• [What this task involves]:
Extract the lines from the start through the line that holds "9.85, 9.77, 9.71];", both included, omitting all images.

• [Recorded data]:
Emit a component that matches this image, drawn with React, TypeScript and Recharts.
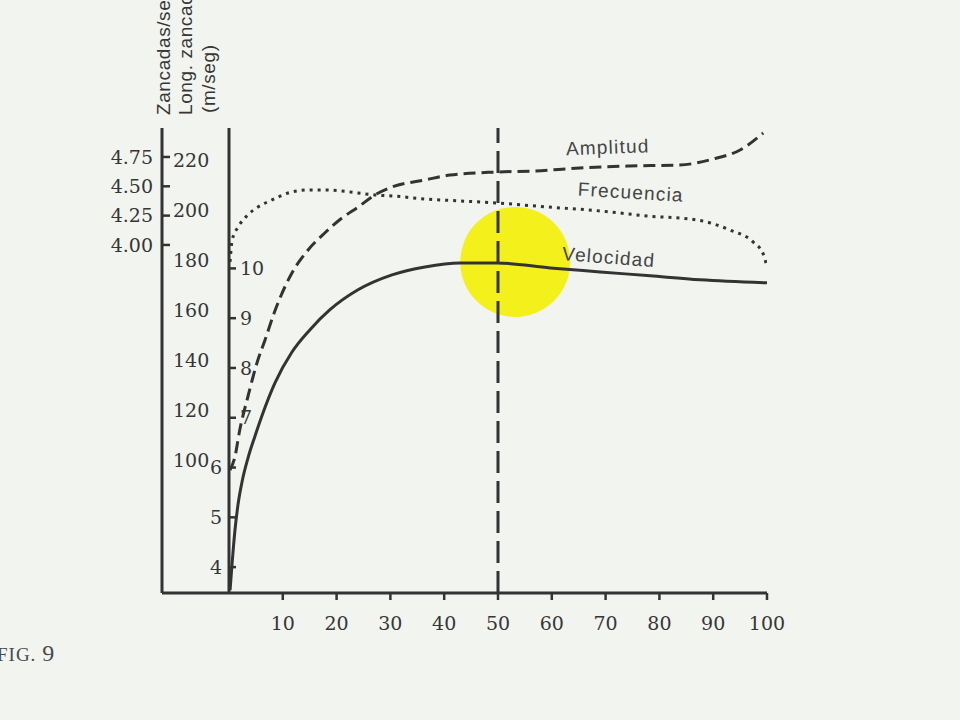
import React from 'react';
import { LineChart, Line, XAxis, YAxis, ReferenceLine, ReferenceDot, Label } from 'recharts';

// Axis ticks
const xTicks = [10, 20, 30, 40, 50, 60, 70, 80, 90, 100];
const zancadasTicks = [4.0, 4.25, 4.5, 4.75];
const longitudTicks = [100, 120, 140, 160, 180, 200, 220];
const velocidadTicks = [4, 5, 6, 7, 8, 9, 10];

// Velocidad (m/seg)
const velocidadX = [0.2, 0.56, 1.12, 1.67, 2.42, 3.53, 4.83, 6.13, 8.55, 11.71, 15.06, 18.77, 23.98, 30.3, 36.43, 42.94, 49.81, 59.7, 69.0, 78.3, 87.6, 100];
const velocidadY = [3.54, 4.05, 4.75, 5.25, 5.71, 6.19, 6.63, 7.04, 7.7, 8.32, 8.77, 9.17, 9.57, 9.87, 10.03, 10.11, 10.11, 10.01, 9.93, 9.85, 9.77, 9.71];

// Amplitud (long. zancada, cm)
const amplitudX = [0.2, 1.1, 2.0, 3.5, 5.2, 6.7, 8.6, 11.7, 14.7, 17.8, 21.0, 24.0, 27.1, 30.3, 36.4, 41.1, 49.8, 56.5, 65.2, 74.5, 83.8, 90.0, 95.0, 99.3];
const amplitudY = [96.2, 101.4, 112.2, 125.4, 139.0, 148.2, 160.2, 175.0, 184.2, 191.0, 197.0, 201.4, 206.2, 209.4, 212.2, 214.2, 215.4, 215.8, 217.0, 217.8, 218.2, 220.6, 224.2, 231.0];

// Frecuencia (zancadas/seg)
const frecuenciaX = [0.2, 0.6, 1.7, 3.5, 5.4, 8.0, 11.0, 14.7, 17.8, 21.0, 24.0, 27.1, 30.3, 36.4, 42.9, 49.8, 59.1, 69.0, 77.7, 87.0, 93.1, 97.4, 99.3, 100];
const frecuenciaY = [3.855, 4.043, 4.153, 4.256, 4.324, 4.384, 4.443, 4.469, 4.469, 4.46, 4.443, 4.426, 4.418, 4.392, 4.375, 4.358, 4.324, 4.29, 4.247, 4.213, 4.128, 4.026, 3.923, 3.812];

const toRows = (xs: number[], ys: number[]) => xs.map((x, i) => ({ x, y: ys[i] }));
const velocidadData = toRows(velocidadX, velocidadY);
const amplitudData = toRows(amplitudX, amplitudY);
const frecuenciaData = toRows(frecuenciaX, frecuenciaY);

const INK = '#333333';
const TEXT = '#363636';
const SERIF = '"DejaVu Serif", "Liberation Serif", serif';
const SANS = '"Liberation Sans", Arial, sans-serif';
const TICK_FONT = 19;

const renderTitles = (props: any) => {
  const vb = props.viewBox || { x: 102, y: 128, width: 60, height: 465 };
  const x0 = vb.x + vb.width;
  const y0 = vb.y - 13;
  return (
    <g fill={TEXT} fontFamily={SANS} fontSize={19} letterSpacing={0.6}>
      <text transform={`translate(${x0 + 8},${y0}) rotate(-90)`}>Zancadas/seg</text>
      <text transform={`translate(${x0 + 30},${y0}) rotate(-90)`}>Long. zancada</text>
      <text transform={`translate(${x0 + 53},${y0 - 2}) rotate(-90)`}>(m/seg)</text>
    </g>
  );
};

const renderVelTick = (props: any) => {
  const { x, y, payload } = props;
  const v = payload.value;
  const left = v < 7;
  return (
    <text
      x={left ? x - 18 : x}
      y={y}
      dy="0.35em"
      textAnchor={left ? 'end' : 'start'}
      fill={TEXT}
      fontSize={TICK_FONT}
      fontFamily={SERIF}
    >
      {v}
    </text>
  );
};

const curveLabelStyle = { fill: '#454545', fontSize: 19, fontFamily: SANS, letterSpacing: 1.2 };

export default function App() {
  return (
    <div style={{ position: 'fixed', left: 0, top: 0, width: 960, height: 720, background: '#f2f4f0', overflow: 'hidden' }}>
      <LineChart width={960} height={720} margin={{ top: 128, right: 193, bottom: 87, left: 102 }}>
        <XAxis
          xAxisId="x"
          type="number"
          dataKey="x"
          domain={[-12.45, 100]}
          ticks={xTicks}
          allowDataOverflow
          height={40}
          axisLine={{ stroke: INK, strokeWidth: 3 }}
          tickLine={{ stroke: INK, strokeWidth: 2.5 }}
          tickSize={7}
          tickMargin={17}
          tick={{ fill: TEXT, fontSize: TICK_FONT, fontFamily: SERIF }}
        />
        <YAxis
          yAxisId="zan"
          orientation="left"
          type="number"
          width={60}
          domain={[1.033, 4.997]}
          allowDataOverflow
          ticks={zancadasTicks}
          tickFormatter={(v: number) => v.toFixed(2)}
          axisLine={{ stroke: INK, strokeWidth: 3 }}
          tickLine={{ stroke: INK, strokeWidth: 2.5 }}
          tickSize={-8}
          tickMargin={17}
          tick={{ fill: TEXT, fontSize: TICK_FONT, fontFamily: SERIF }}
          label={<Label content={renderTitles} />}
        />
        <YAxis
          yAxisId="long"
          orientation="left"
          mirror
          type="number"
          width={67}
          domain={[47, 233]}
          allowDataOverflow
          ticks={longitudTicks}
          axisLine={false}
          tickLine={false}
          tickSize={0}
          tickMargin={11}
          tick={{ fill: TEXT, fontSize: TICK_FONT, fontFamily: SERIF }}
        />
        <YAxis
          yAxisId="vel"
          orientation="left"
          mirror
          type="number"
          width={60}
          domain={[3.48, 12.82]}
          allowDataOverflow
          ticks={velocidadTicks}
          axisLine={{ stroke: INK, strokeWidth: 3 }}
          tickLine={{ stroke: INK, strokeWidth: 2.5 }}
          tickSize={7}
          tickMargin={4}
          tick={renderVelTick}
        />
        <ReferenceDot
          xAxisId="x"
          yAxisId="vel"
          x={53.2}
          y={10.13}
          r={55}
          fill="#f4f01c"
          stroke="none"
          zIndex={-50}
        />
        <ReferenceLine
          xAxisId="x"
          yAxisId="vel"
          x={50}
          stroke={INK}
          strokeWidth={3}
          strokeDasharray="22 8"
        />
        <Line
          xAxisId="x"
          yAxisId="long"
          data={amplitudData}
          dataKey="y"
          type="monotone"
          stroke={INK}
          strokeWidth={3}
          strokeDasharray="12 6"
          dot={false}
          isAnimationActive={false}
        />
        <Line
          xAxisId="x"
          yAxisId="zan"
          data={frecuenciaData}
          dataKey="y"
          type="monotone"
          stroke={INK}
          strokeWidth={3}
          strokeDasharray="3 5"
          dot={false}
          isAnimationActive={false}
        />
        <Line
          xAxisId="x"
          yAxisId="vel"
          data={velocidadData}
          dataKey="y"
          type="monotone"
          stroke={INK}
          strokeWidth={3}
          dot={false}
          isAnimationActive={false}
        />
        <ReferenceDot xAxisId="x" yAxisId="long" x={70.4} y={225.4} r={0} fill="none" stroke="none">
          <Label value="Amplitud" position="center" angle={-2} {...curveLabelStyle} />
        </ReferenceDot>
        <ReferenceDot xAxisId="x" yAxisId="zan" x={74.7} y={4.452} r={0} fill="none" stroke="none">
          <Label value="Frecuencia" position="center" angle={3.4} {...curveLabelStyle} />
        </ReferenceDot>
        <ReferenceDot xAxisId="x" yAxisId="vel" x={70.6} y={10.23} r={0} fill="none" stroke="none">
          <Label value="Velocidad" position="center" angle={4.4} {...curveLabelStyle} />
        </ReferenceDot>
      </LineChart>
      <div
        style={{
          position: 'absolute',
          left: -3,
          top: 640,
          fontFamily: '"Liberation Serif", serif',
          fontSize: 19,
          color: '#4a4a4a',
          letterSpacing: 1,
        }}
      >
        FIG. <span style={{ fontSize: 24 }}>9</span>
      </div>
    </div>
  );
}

• [Solution to this exercise]:
Emit a component that matches this image, drawn with React, TypeScript and Recharts.
import React from 'react';
import { LineChart, Line, XAxis, YAxis, ReferenceLine, ReferenceDot, Label } from 'recharts';

// Axis ticks
const xTicks = [10, 20, 30, 40, 50, 60, 70, 80, 90, 100];
const zancadasTicks = [4.0, 4.25, 4.5, 4.75];
const longitudTicks = [100, 120, 140, 160, 180, 200, 220];
const velocidadTicks = [4, 5, 6, 7, 8, 9, 10];

// Velocidad (m/seg)
const velocidadX = [0.2, 0.56, 1.12, 1.67, 2.42, 3.53, 4.83, 6.13, 8.55, 11.71, 15.06, 18.77, 23.98, 30.3, 36.43, 42.94, 49.81, 59.7, 69.0, 78.3, 87.6, 100];
const velocidadY = [3.54, 4.05, 4.75, 5.25, 5.71, 6.19, 6.63, 7.04, 7.7, 8.32, 8.77, 9.17, 9.57, 9.87, 10.03, 10.11, 10.11, 10.01, 9.93, 9.85, 9.77, 9.71];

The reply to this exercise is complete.